Give back to the community

My sixth article in the newsletter Créateurs about high-tech success stories: Swissquote. I am leaving Silicon Valley after purely American stories with Adobe & Genentech, then followed by Europeans in SV (Synopsys, VMware) to talk about a pure Swiss success!

Mark Bürki and Paulo Buzzi are the two founders of one of the nicest Swiss (not to say European) success stories: Swissquote. No link to Silicon Valley, no venture capital, an exception to what I am used to promote. “Just a” local online bank launched in 1997 as a spin-off of a software service company, Marvel, which was founded in 1990. Bürki and Buzzi did not launch their start-up in a Garage like HP, Apple or Google; worse, it was in a cellar! The beginnings were not easy, salaries were not always guaranteed…

The USA played a role however. At a conference in Boston, the two founders discovered a new promising platform: the Internet. Sitting at a tiny booth, the founder of an unknown start-up, Amazon. Later, a contract with the IOC, the International Olympic Commitee, for the design of their web site, gave the much needed cash to Marvel. Marvel had also specialized in financial applications and Bürki could see the potential of the Internet for the consumer of stock and financial news.

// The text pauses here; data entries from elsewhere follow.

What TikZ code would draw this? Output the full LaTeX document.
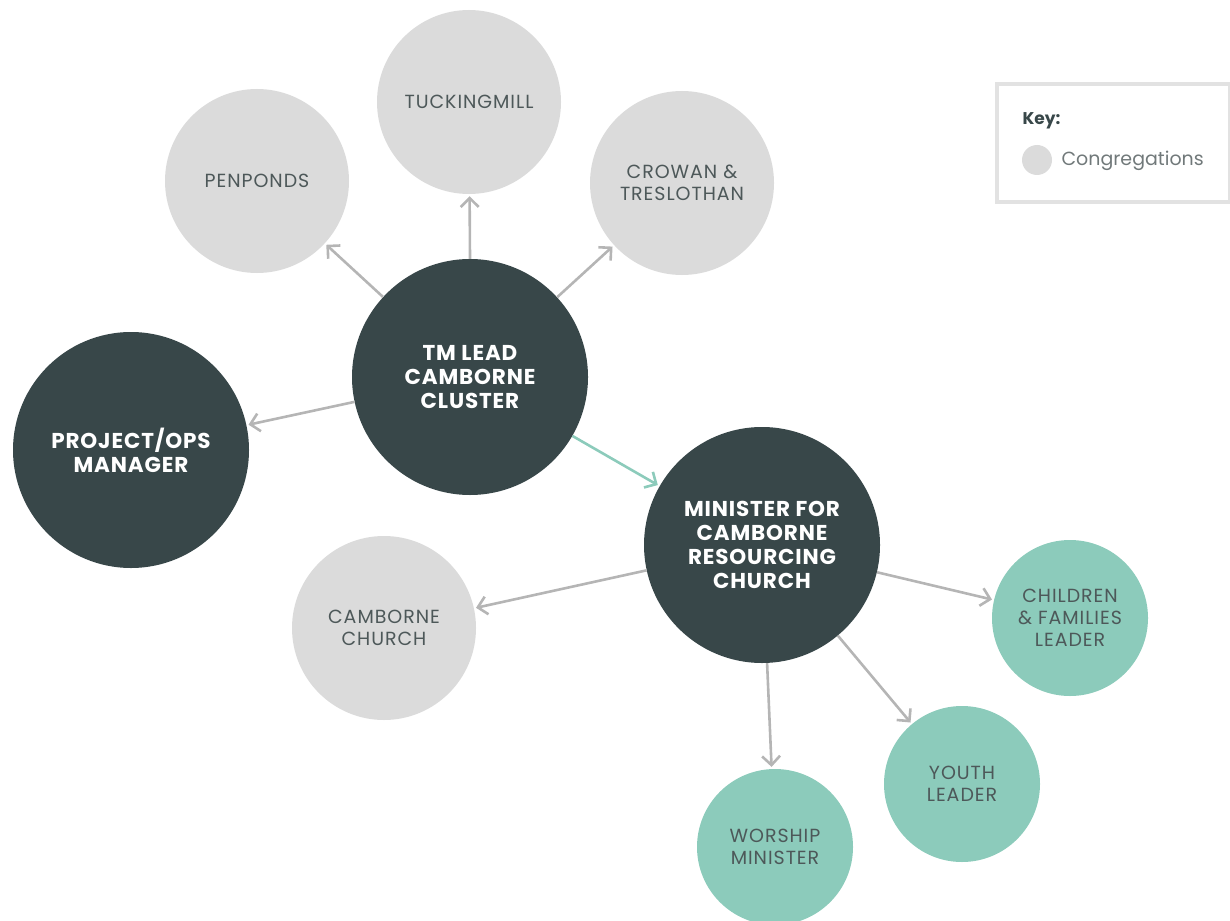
\documentclass[tikz,border=0pt]{standalone}
\usepackage{fontspec}
\setmainfont{Poppins}
\usetikzlibrary{arrows.meta}
\definecolor{dark}{HTML}{384749}
\definecolor{lgrey}{HTML}{DBDBDB}
\definecolor{teal}{HTML}{8CCBBB}
\definecolor{txt}{HTML}{4D5859}
\definecolor{arrg}{HTML}{B5B5B5}
\definecolor{keyline}{HTML}{E2E2E2}
\tikzset{
  circ/.style={circle,inner sep=0pt,align=center},
  bigc/.style={circ,fill=dark,minimum size=236pt,text=white,font=\bfseries\fontsize{21.5}{24}\selectfont\addfontfeature{LetterSpace=4}},
  cong/.style={circ,fill=lgrey,minimum size=184pt,text=txt,font=\fontsize{19}{22}\selectfont\addfontfeature{LetterSpace=5}},
  role/.style={circ,fill=teal,minimum size=156pt,text=txt,font=\fontsize{19}{22}\selectfont\addfontfeature{LetterSpace=5}},
  arr/.style={draw=arrg,line width=2.6pt,-{Straight Barb[length=9pt,width=18pt,line width=2.6pt]},shorten >=2pt},
  tarr/.style={arr,draw=teal},
}
\begin{document}
\begin{tikzpicture}[x=1pt,y=-1pt]
\useasboundingbox (0,0) rectangle (1230,920);
\node[cong] (tuck) at (469,102) {TUCKINGMILL};
\node[cong] (pen) at (257,181) {PENPONDS};
\node[cong] (crow) at (682,183) {CROWAN \&\\TRESLOTHAN};
\node[bigc] (tm) at (470,377) {TM LEAD\\CAMBORNE\\CLUSTER};
\node[bigc] (pm) at (131,450) {PROJECT/OPS\\MANAGER};
\node[bigc] (min) at (762,545) {MINISTER FOR\\CAMBORNE\\RESOURCING\\CHURCH};
\node[cong] (cc) at (384,628) {CAMBORNE\\CHURCH};
\node[role] (child) at (1070,618) {CHILDREN\\\& FAMILIES\\LEADER};
\node[role] (youth) at (962,784) {YOUTH\\LEADER};
\node[role] (wor) at (775,847) {WORSHIP\\MINISTER};
\draw[arr] (tm) -- (pen);
\draw[arr] (tm.north) -- (tuck);
\draw[arr] (tm) -- (crow);
\draw[arr] (tm) -- (pm);
\draw[tarr] (tm) -- (min);
\draw[arr] (min) -- (cc);
\draw[arr] (min) -- (child);
\draw[arr] (min) -- (youth);
\draw[arr] (min) -- (wor);
% key
\node[draw=keyline,line width=4pt,minimum width=233pt,minimum height=118pt,inner sep=0pt] (keybox) at (1113,143) {};
\node[anchor=west,text=dark,font=\bfseries\fontsize{17}{20}\selectfont] (keyt) at (1019,121) {Key:};
\node[circle,fill=lgrey,minimum size=30pt,inner sep=0pt] (keyc) at (1037,160) {};
\node[anchor=west,text=txt!80,font=\fontsize{19}{22}\selectfont] (keyl) at (1058,161) {Congregations};
\end{tikzpicture}
\end{document}
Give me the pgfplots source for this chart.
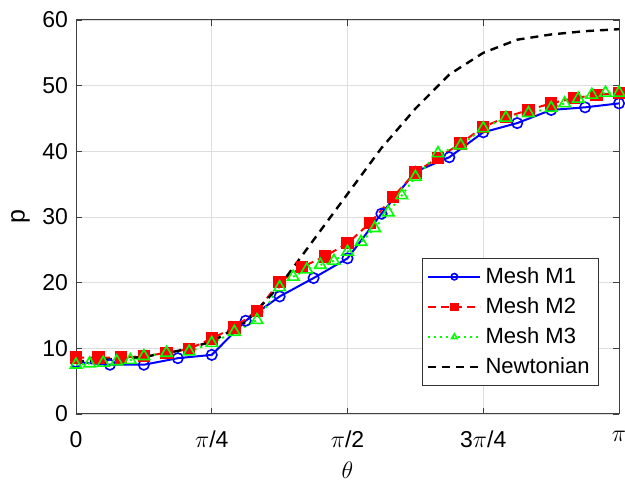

With a Zurich-based bank as a financial partner, Marvel launched Swissquote in 1997. The beginnings were very encouraging and at that time, most investment banks were competing for the fast-growing start-ups to be quoted on stock exchanges. Swissquote went public in 2001 with less than CHF20M in sales and a huge loss. The future would not be as nice as the pre-IPO boom and the burst of the Internet bubble threatened the mere existence of the company. But Bürki and Buzzi were not part of the mass of entrepreneurs who disappeared as fast as shooting stars. Decisions were tough, many employees were fired but Swissquote survived. In 2009, its sales were about CHF100M with a net profit of CHF35M, and its market capitalization was nearly CHF600M.

In August, and then in November 2006, I had invited the two founders to share their entrepreneurial experience on the EPFL campus. They had explained the importance of a vibrating ecosystem, as they had enjoyed it in Lausanne during their studies, years before. “When we were students in computer science”, Bürki noticed, “the sixty or so students in the department belonged to about twenty different nationalities”, a diversity that can be found in the best technology clusters. Without any business training, they learnt how to manage a company with two hundred people. The two founders are convinced that you learn these things by doing. Two founders. Another important topic. Your co-founder can challenge you with the right questions that a lonely founder may not solve easily.

Bürki also mentioned the vital role of the dream by quoting, in a rather surprising manner, Che Guevara: “Be Realistic, Ask for the Impossible.” As a reminder of their beautiful years at EPFL and also as a sign of their success, Marc Bürki and Paolo Buzzi took in 2008 a typically American decision by creating an endowed chair in quantitative finance.